_EXERCISE OBJECTIVE:_ Every line that contains "page" counts once; give the total number of such lines, with no other words.

_MATERIAL PROVIDED:_
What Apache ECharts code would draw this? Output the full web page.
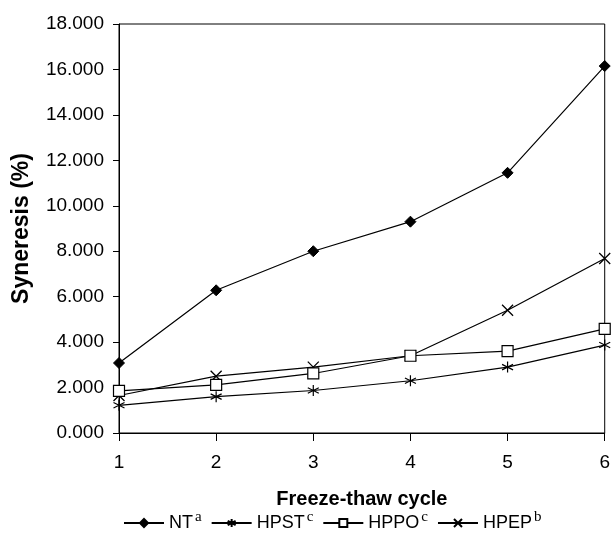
<!DOCTYPE html>
<html>
<head>
<meta charset="utf-8">
<script src="https://cdn.jsdelivr.net/npm/echarts@6/dist/echarts.min.js"></script>
<style>
  html, body { margin: 0; padding: 0; background: #fff; }
  #chart { width: 613px; height: 551px; }
</style>
</head>
<body>
<div id="chart"></div>
<script>
// freeze-thaw cycles
var cycles = [1, 2, 3, 4, 5, 6];
// syneresis (%) per starch
var ntValues   = [3.08, 6.28, 8.00, 9.30, 11.45, 16.15];
var hpstValues = [1.22, 1.60, 1.87, 2.30, 2.90, 3.87];
var hppoValues = [1.85, 2.12, 2.62, 3.40, 3.60, 4.58];
var hpepValues = [1.65, 2.50, 2.90, 3.40, 5.40, 7.68];
var seriesNames = ['NT', 'HPST', 'HPPO', 'HPEP'];
var superscripts = ['a', 'c', 'c', 'b'];

function pairs(vals) {
    return cycles.map(function (c, i) { return [c, vals[i]]; });
}

var myChart = echarts.init(document.getElementById('chart'));

var asterisk = 'path://M5,0L5,10M0.7,2.5L9.3,7.5M9.3,2.5L0.7,7.5';
var cross = 'path://M0,0L10,10M10,0L0,10';

function makeSeries(idx, vals, symbol, size, itemStyle) {
    return {
        name: seriesNames[idx],
        type: 'line',
        data: pairs(vals),
        symbol: symbol,
        symbolSize: size,
        showAllSymbol: true,
        lineStyle: { color: '#000', width: 1.2 },
        itemStyle: itemStyle,
        emphasis: { disabled: true },
        z: 10 - idx
    };
}

var option = {
    animation: false,
    backgroundColor: '#fff',
    textStyle: { fontFamily: 'Liberation Sans, Arial, sans-serif', color: '#000' },
    grid: {
        left: 119, right: 7, top: 24, bottom: 118,
        show: true, borderColor: '#000', borderWidth: 1
    },
    legend: {
        bottom: 14,
        left: 118,
        itemWidth: 40,
        itemHeight: 10,
        itemGap: 9,
        data: seriesNames,
        formatter: function (name) {
            var i = seriesNames.indexOf(name);
            return '{m|' + name + '}{s|' + superscripts[i] + '}';
        },
        textStyle: {
            color: '#000',
            rich: {
                m: { fontSize: 18, fontFamily: 'Liberation Sans', color: '#000' },
                s: { fontSize: 15, fontFamily: 'Liberation Serif', color: '#000', padding: [0, 0, 12, 2] }
            }
        }
    },
    xAxis: {
        type: 'value',
        min: 1, max: 6, interval: 1,
        name: 'Freeze-thaw cycle',
        nameLocation: 'middle',
        nameGap: 56,
        nameTextStyle: { fontSize: 20, fontWeight: 'bold', color: '#000' },
        axisLine: { lineStyle: { color: '#000', width: 1 } },
        axisTick: { show: true, length: 8, lineStyle: { color: '#000' } },
        axisLabel: { fontSize: 19, color: '#000', margin: 20 },
        splitLine: { show: false }
    },
    yAxis: {
        type: 'value',
        min: 0, max: 18, interval: 2,
        name: 'Syneresis (%)',
        nameLocation: 'middle',
        nameGap: 86,
        nameTextStyle: { fontSize: 23, fontWeight: 'bold', color: '#000' },
        axisLine: { show: true, lineStyle: { color: '#000', width: 1 } },
        axisTick: { show: true, length: 6, lineStyle: { color: '#000' } },
        axisLabel: {
            fontSize: 19, color: '#000', margin: 15,
            formatter: function (v) { return v.toFixed(3); }
        },
        splitLine: { show: false }
    },
    series: [
        makeSeries(0, ntValues, 'diamond', 11, { color: '#000', borderColor: '#000', borderWidth: 1 }),
        makeSeries(1, hpstValues, asterisk, 11, { color: '#000', borderColor: '#000', borderWidth: 1.2 }),
        makeSeries(2, hppoValues, 'rect', 11, { color: '#fff', borderColor: '#000', borderWidth: 1.2 }),
        makeSeries(3, hpepValues, cross, 11, { color: '#000', borderColor: '#000', borderWidth: 1.3 })
    ]
};

myChart.setOption(option);
</script>
</body>
</html>
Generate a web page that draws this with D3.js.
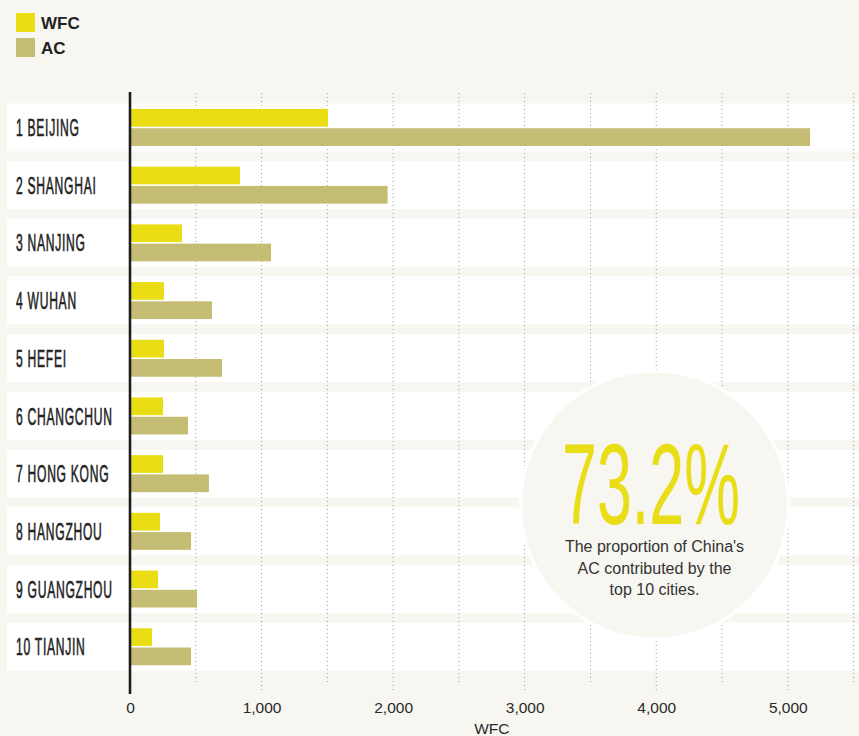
<!DOCTYPE html>
<html>
<head>
<meta charset="utf-8">
<script src="https://cdn.jsdelivr.net/npm/d3@7"></script>
<style>
  html, body { margin: 0; padding: 0; background: #f7f6f1; }
  svg { display: block; }
</style>
</head>
<body>
<svg id="chart"></svg>
<script>
// data
const cities = ['1 BEIJING', '2 SHANGHAI', '3 NANJING', '4 WUHAN', '5 HEFEI',
  '6 CHANGCHUN', '7 HONG KONG', '8 HANGZHOU', '9 GUANGZHOU', '10 TIANJIN'];
const wfc = [1505, 836, 395, 258, 258, 251, 251, 228, 213, 167];
const ac = [5169, 1958, 1072, 623, 699, 441, 600, 464, 509, 464];
const series = ['WFC', 'AC'];
const xTicks = [0, 1000, 2000, 3000, 4000, 5000];
const gridTicks = [500, 1000, 1500, 2000, 2500, 3000, 3500, 4000, 4500, 5000, 5500];

const width = 859, height = 736;
const colors = { WFC: '#ebdd14', AC: '#c6bd74' };

const svg = d3.select('#chart').attr('width', width).attr('height', height);
svg.append('rect').attr('width', width).attr('height', height).attr('fill', '#f7f6f1');

const x = d3.scaleLinear().domain([0, 5500]).range([130, 853.6]);
const y = d3.scaleBand().domain(cities).range([98.6, 675.6])
  .paddingInner(0.168).paddingOuter(0.084);
const inner = d3.scaleBand().domain(series).range([5.5, 42.5]).paddingInner(0.08);

// row bands
svg.append('g').selectAll('rect').data(cities).join('rect')
  .attr('x', 7).attr('y', d => y(d))
  .attr('width', width - 7).attr('height', y.bandwidth())
  .attr('fill', '#ffffff');

// dotted gridlines
svg.append('g').selectAll('line').data(gridTicks).join('line')
  .attr('x1', d => x(d)).attr('x2', d => x(d))
  .attr('y1', 93).attr('y2', d => d % 1000 === 0 ? 692 : 685)
  .attr('stroke', '#9a9a9a').attr('stroke-width', 1)
  .attr('stroke-dasharray', '1,3');

// bars
const rows = svg.append('g').selectAll('g').data(cities).join('g')
  .attr('transform', d => `translate(0,${y(d)})`);
rows.append('rect')
  .attr('x', x(0)).attr('y', inner('WFC'))
  .attr('width', (d, i) => x(wfc[i]) - x(0)).attr('height', inner.bandwidth())
  .attr('fill', colors.WFC);
rows.append('rect')
  .attr('x', x(0)).attr('y', inner('AC'))
  .attr('width', (d, i) => x(ac[i]) - x(0)).attr('height', inner.bandwidth())
  .attr('fill', colors.AC);

// city labels, squeezed to a condensed look
const labels = rows.append('text')
  .attr('y', y.bandwidth() / 2 + 8.6)
  .attr('font-family', '"Liberation Sans Narrow", "Liberation Sans", sans-serif')
  .attr('font-size', 23.5)
  .attr('letter-spacing', 1.4)
  .attr('fill', '#222')
  .attr('stroke', '#222').attr('stroke-width', 0.6)
  .text(d => d);
const k = 96.7 / labels.filter(d => d === '6 CHANGCHUN').node().getComputedTextLength();
labels.attr('transform', `translate(16,0) scale(${k},1)`);

// zero axis line
svg.append('line')
  .attr('x1', x(0)).attr('x2', x(0)).attr('y1', 92).attr('y2', 694)
  .attr('stroke', '#1e1e1e').attr('stroke-width', 2.6);

// x axis labels
const axis = svg.append('g').attr('transform', 'translate(0,694)')
  .call(d3.axisBottom(x).tickValues(xTicks).tickSize(0).tickPadding(0)
    .tickFormat(d3.format(',')));
axis.select('.domain').remove();
axis.selectAll('text')
  .attr('y', 18.5).attr('dy', 0)
  .attr('font-family', '"Liberation Sans", Arial, sans-serif')
  .attr('font-size', 15.5).attr('fill', '#2a2a2a');
svg.append('text')
  .attr('x', x(2750)).attr('y', 734)
  .attr('text-anchor', 'middle')
  .attr('font-family', '"Liberation Sans", Arial, sans-serif')
  .attr('font-size', 15.5).attr('fill', '#2a2a2a')
  .text('WFC');

// legend
const legend = svg.append('g').selectAll('g').data(series).join('g')
  .attr('transform', (d, i) => `translate(16,${13 + i * 25})`);
legend.append('rect').attr('width', 19).attr('height', 19)
  .attr('fill', d => colors[d]);
legend.append('text').attr('x', 25).attr('y', 16.3)
  .attr('font-family', '"Liberation Sans", Arial, sans-serif')
  .attr('font-weight', 'bold').attr('font-size', 17).attr('fill', '#222')
  .text(d => d);

// call-out circle
const cx = 654.5, cy = 505;
svg.append('circle').attr('cx', cx).attr('cy', cy).attr('r', 134)
  .attr('fill', '#f7f6f1').attr('stroke', '#ffffff').attr('stroke-width', 3);
svg.append('text')
  .attr('x', 562).attr('y', 524)
  .attr('textLength', 178).attr('lengthAdjust', 'spacingAndGlyphs')
  .attr('font-family', '"Liberation Sans Narrow", "Liberation Sans", sans-serif')
  .attr('font-size', 115).attr('fill', '#e9dd17')
  .text('73.2%');
const note = ["The proportion of China's", 'AC contributed by the', 'top 10 cities.'];
svg.append('g').selectAll('text').data(note).join('text')
  .attr('x', cx).attr('y', (d, i) => 552 + i * 21.5)
  .attr('text-anchor', 'middle')
  .attr('font-family', '"Liberation Sans", Arial, sans-serif')
  .attr('font-size', 16).attr('fill', '#333')
  .text(d => d);
</script>
</body>
</html>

_CORRECT OUTPUT:_ 2